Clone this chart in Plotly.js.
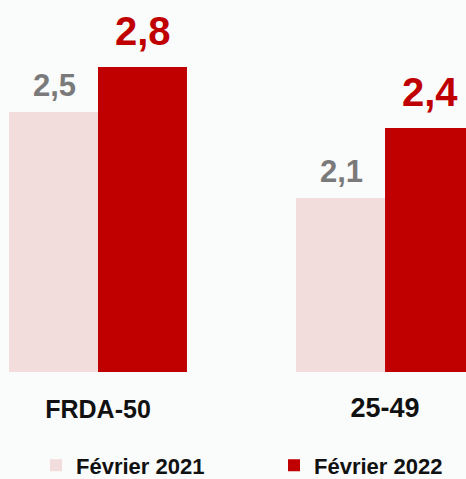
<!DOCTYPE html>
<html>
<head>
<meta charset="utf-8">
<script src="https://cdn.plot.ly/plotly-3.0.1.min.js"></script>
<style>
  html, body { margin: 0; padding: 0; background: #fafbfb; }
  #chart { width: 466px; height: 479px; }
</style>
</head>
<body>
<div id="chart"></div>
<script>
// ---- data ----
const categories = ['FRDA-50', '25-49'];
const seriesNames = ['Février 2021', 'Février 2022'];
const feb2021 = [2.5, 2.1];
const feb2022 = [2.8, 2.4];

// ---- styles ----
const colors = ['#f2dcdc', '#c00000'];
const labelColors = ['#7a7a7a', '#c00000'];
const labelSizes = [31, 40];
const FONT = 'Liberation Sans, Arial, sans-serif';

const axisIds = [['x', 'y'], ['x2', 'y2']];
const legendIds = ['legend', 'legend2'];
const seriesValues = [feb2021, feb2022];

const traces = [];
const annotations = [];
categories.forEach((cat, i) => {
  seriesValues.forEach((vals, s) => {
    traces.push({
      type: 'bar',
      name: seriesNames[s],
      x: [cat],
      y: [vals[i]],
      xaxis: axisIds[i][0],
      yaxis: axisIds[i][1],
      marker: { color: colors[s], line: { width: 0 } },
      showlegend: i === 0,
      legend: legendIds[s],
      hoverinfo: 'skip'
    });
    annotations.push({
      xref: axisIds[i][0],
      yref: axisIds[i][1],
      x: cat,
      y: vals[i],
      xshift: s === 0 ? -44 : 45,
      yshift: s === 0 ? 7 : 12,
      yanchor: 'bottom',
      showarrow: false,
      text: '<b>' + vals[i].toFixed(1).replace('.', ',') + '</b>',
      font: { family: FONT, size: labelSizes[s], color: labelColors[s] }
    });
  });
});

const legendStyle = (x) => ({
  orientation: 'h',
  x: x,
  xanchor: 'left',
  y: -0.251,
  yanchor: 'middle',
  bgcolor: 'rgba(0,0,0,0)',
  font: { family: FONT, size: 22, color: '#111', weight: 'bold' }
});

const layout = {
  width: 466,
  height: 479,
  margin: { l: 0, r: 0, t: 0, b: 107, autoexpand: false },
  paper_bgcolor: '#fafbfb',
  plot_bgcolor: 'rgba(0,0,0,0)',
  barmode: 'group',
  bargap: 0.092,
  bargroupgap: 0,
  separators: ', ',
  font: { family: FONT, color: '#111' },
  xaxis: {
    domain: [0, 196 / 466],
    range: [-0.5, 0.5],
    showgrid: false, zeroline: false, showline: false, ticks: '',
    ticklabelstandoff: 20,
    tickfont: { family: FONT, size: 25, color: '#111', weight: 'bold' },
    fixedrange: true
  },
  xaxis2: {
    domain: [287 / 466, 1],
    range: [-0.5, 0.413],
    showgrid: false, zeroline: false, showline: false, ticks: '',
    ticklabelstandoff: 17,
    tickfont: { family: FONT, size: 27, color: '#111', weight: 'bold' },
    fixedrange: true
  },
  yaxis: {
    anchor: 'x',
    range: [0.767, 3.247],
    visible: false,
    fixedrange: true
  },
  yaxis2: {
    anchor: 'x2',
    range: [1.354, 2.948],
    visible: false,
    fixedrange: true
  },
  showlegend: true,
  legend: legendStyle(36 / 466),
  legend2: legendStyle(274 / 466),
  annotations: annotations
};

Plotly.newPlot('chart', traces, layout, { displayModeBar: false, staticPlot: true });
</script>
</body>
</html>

|---|

Replicate the material above verbatim; images stay out of the copy.

Clone this chart in Plotly.js.
<!DOCTYPE html>
<html>
<head>
<meta charset="utf-8">
<script src="https://cdn.plot.ly/plotly-3.0.1.min.js"></script>
<style>
  html, body { margin: 0; padding: 0; background: #fafbfb; }
  #chart { width: 466px; height: 479px; }
</style>
</head>
<body>
<div id="chart"></div>
<script>
// ---- data ----
const categories = ['FRDA-50', '25-49'];
const seriesNames = ['Février 2021', 'Février 2022'];
const feb2021 = [2.5, 2.1];
const feb2022 = [2.8, 2.4];

// ---- styles ----
const colors = ['#f2dcdc', '#c00000'];
const labelColors = ['#7a7a7a', '#c00000'];
const labelSizes = [31, 40];
const FONT = 'Liberation Sans, Arial, sans-serif';

const axisIds = [['x', 'y'], ['x2', 'y2']];
const legendIds = ['legend', 'legend2'];
const seriesValues = [feb2021, feb2022];

const traces = [];
const annotations = [];
categories.forEach((cat, i) => {
  seriesValues.forEach((vals, s) => {
    traces.push({
      type: 'bar',
      name: seriesNames[s],
      x: [cat],
      y: [vals[i]],
      xaxis: axisIds[i][0],
      yaxis: axisIds[i][1],
      marker: { color: colors[s], line: { width: 0 } },
      showlegend: i === 0,
      legend: legendIds[s],
      hoverinfo: 'skip'
    });
    annotations.push({
      xref: axisIds[i][0],
      yref: axisIds[i][1],
      x: cat,
      y: vals[i],
      xshift: s === 0 ? -44 : 45,
      yshift: s === 0 ? 7 : 12,
      yanchor: 'bottom',
      showarrow: false,
      text: '<b>' + vals[i].toFixed(1).replace('.', ',') + '</b>',
      font: { family: FONT, size: labelSizes[s], color: labelColors[s] }
    });
  });
});

const legendStyle = (x) => ({
  orientation: 'h',
  x: x,
  xanchor: 'left',
  y: -0.251,
  yanchor: 'middle',
  bgcolor: 'rgba(0,0,0,0)',
  font: { family: FONT, size: 22, color: '#111', weight: 'bold' }
});

const layout = {
  width: 466,
  height: 479,
  margin: { l: 0, r: 0, t: 0, b: 107, autoexpand: false },
  paper_bgcolor: '#fafbfb',
  plot_bgcolor: 'rgba(0,0,0,0)',
  barmode: 'group',
  bargap: 0.092,
  bargroupgap: 0,
  separators: ', ',
  font: { family: FONT, color: '#111' },
  xaxis: {
    domain: [0, 196 / 466],
    range: [-0.5, 0.5],
    showgrid: false, zeroline: false, showline: false, ticks: '',
    ticklabelstandoff: 20,
    tickfont: { family: FONT, size: 25, color: '#111', weight: 'bold' },
    fixedrange: true
  },
  xaxis2: {
    domain: [287 / 466, 1],
    range: [-0.5, 0.413],
    showgrid: false, zeroline: false, showline: false, ticks: '',
    ticklabelstandoff: 17,
    tickfont: { family: FONT, size: 27, color: '#111', weight: 'bold' },
    fixedrange: true
  },
  yaxis: {
    anchor: 'x',
    range: [0.767, 3.247],
    visible: false,
    fixedrange: true
  },
  yaxis2: {
    anchor: 'x2',
    range: [1.354, 2.948],
    visible: false,
    fixedrange: true
  },
  showlegend: true,
  legend: legendStyle(36 / 466),
  legend2: legendStyle(274 / 466),
  annotations: annotations
};

Plotly.newPlot('chart', traces, layout, { displayModeBar: false, staticPlot: true });
</script>
</body>
</html>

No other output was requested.